I recognise, however, that it may be misleading to take random examples because it may be that, depending on a more detailed analysis, and when considered as a matter of proportionality, it would be more practical if the whole of a particular annex were identified as confidential (as happened to a particular appendix in Energy Solutions). In addition, Ms Sloane made the fair point that major contracts of this kind attract the same group of tenderers, who are regularly competing against one another for transport-related contracts across the world. Thus, a piece of information within a tender may look to the court to be of no commercial consequence, but may actually be a meaningful piece of information to a competitor.

14.

Ms Sloane also emphasised that confidentiality issues can arise in relation to the successful tenderer, who is not a party to the proceedings but who might find its tender the subject of a detailed comparative analysis. In such circumstances, it needs the opportunity to make submissions before its successful tender is opened up to the world.
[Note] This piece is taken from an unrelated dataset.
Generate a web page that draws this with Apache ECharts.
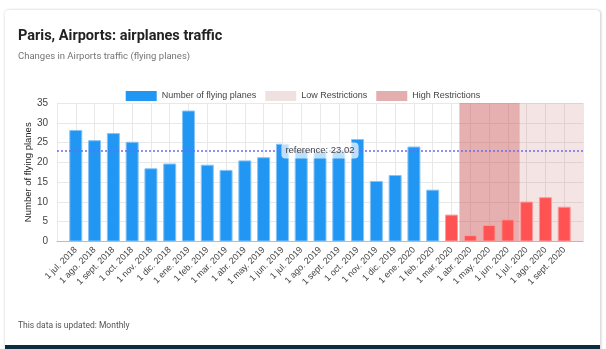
<!DOCTYPE html>
<html>
<head>
<meta charset="utf-8">
<script src="https://cdn.jsdelivr.net/npm/echarts@6/dist/echarts.min.js"></script>
<style>
  html, body { margin: 0; padding: 0; background: #ffffff; }
  #wrap { position: relative; width: 606px; height: 349px; overflow: hidden; }
  #card { position: absolute; left: 5px; top: 10px; width: 595px; height: 345px;
          background: #fff; border-radius: 4px;
          box-shadow: 0 0 3px rgba(0,0,0,0.18), 2px 0 2px rgba(0,0,0,0.08); }
  #band { position: absolute; left: 5px; top: 345px; width: 595px; height: 4px; background: #0b2d3d; }
  #chart { position: absolute; left: 0; top: 0; width: 606px; height: 349px; }
</style>
</head>
<body>
<div id="wrap">
  <div id="card"></div>
  <div id="band"></div>
  <div id="chart"></div>
</div>
<script>
const categories = ['1 jul. 2018','1 ago. 2018','1 sept. 2018','1 oct. 2018','1 nov. 2018','1 dic. 2018',
  '1 ene. 2019','1 feb. 2019','1 mar. 2019','1 abr. 2019','1 may. 2019','1 jun. 2019','1 jul. 2019',
  '1 ago. 2019','1 sept. 2019','1 oct. 2019','1 nov. 2019','1 dic. 2019','1 ene. 2020','1 feb. 2020',
  '1 mar. 2020','1 abr. 2020','1 may. 2020','1 jun. 2020','1 jul. 2020','1 ago. 2020','1 sept. 2020'];
const planes = [28.2,25.6,27.4,25.2,18.5,19.7,33.1,19.4,18.1,20.5,21.3,24.7,23.2,22.6,22.8,25.9,15.3,16.8,
  24.0,13.1,6.8,1.6,4.2,5.6,10.1,11.2,8.8];
const restrictedFromIndex = 20;          // bars drawn red from '1 mar. 2020'
const referenceValue = 23.02;
const highRestrictions = [20.42, 23.63]; // mid-March 2020 .. mid-June 2020 (month index)
const lowRestrictions = [23.63, 27];     // mid-June 2020 .. end of axis
const yTicks = { min: 0, max: 35, interval: 5 };

const blue = '#2196F3', red = '#FF5252';
const barData = planes.map((v, i) => ({
  value: [i, v],
  itemStyle: i >= restrictedFromIndex
    ? { color: red, borderColor: '#ff9c9c' }
    : { color: blue, borderColor: '#86c4f8' }
}));

const chart = echarts.init(document.getElementById('chart'), null, { renderer: 'canvas' });
chart.setOption({
  backgroundColor: 'transparent',
  animation: false,
  textStyle: { fontFamily: 'Roboto, Arial, sans-serif' },
  title: {
    text: 'Paris, Airports: airplanes traffic',
    subtext: 'Changes in Airports traffic (flying planes)',
    left: 13, top: 24, itemGap: 8,
    textStyle: { fontSize: 14.5, fontWeight: 'bold', color: '#222', fontFamily: 'Roboto' },
    subtextStyle: { fontSize: 9.5, color: '#757575', fontFamily: 'Roboto' }
  },
  legend: {
    left: 'center', top: 86, itemWidth: 31, itemHeight: 10, itemGap: 9,
    icon: 'rect',
    textStyle: { fontSize: 9, color: '#444', fontFamily: 'Arial' },
    data: ['Number of flying planes', 'Low Restrictions', 'High Restrictions']
  },
  graphic: [{
    type: 'text', left: 18, top: 321,
    style: { text: 'This data is updated: Monthly', fontSize: 8.5, fill: '#555', fontFamily: 'Roboto' }
  }],
  grid: { left: 57, right: 23, top: 103, bottom: 107.5, containLabel: false },
  xAxis: {
    type: 'value', min: -1, max: categories.length, interval: 1,
    axisLine: { show: true, lineStyle: { color: '#bdbdbd' } },
    axisTick: { show: false },
    splitLine: { show: true, lineStyle: { color: '#e8e8e8' } },
    axisLabel: {
      rotate: 45, fontSize: 9, color: '#444', margin: 7, fontFamily: 'Arial',
      showMinLabel: true, showMaxLabel: true,
      formatter: v => categories[v] || ''
    }
  },
  yAxis: {
    type: 'value', min: yTicks.min, max: yTicks.max, interval: yTicks.interval,
    name: 'Number of flying planes', nameLocation: 'middle', nameGap: 24, nameRotate: 90,
    nameMoveOverlap: false,
    nameTextStyle: { fontSize: 9.5, color: '#222', fontFamily: 'Arial' },
    axisLine: { show: false }, axisTick: { show: false },
    splitLine: { lineStyle: { color: '#e8e8e8' } },
    axisLabel: { fontSize: 10, color: '#444', margin: 9, fontFamily: 'Arial' }
  },
  series: [
    {
      name: 'Low Restrictions', type: 'bar', data: [], z: 1,
      itemStyle: { color: '#f0e1e1' },
      markArea: {
        silent: true,
        itemStyle: { color: 'rgba(205,120,120,0.2)' },
        data: [[{ xAxis: lowRestrictions[0] }, { xAxis: lowRestrictions[1] }]]
      }
    },
    {
      name: 'High Restrictions', type: 'bar', data: [], z: 1,
      itemStyle: { color: '#e3aeae' },
      markArea: {
        silent: true,
        itemStyle: { color: 'rgba(200,80,80,0.45)' },
        data: [[{ xAxis: highRestrictions[0] }, { xAxis: highRestrictions[1] }]]
      }
    },
    {
      name: 'Number of flying planes', type: 'bar', z: 3,
      barWidth: 13, barGap: '-100%',
      itemStyle: { color: blue, borderWidth: 1 },
      data: barData,
      markLine: {
        silent: true, symbol: 'none', z: 5,
        lineStyle: { color: '#6b6bf5', type: [2, 2], width: 1.5 },
        label: {
          show: true, position: 'middle', distance: 0, verticalAlign: 'middle',
          formatter: 'reference: ' + referenceValue.toFixed(2),
          fontSize: 9.5, color: '#444', fontFamily: 'Arial',
          backgroundColor: 'rgba(255,255,255,0.7)', padding: [3, 4], borderRadius: 4
        },
        data: [{ yAxis: referenceValue }]
      }
    }
  ]
});
</script>
</body>
</html>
Although that debate has not arisen here yet, I am told that it very well may.

15.

Accordingly, I indicated to Mr Paines that he needed to take further instructions about the annexes, so that the claimant could respond to the confidentiality point in greater detail. It may be that the issue can then be dealt with on paper, without the need for a further hearing.

16.

I made plain during argument, and I reiterate, that the TCC is committed to open justice and that, on any application to keep parts or all of a pleading or an annex confidential, the court will start on the assumption that the document should be made publicly available. But the court understands that assessing the material in procurement disputes can be a difficult exercise and that there are sometimes legitimate commercial interests which may point in the other direction. For now, I commend paragraphs 27-31 of the draft Guidance Note to all those involved in procurement disputes in which there are confidentiality issues.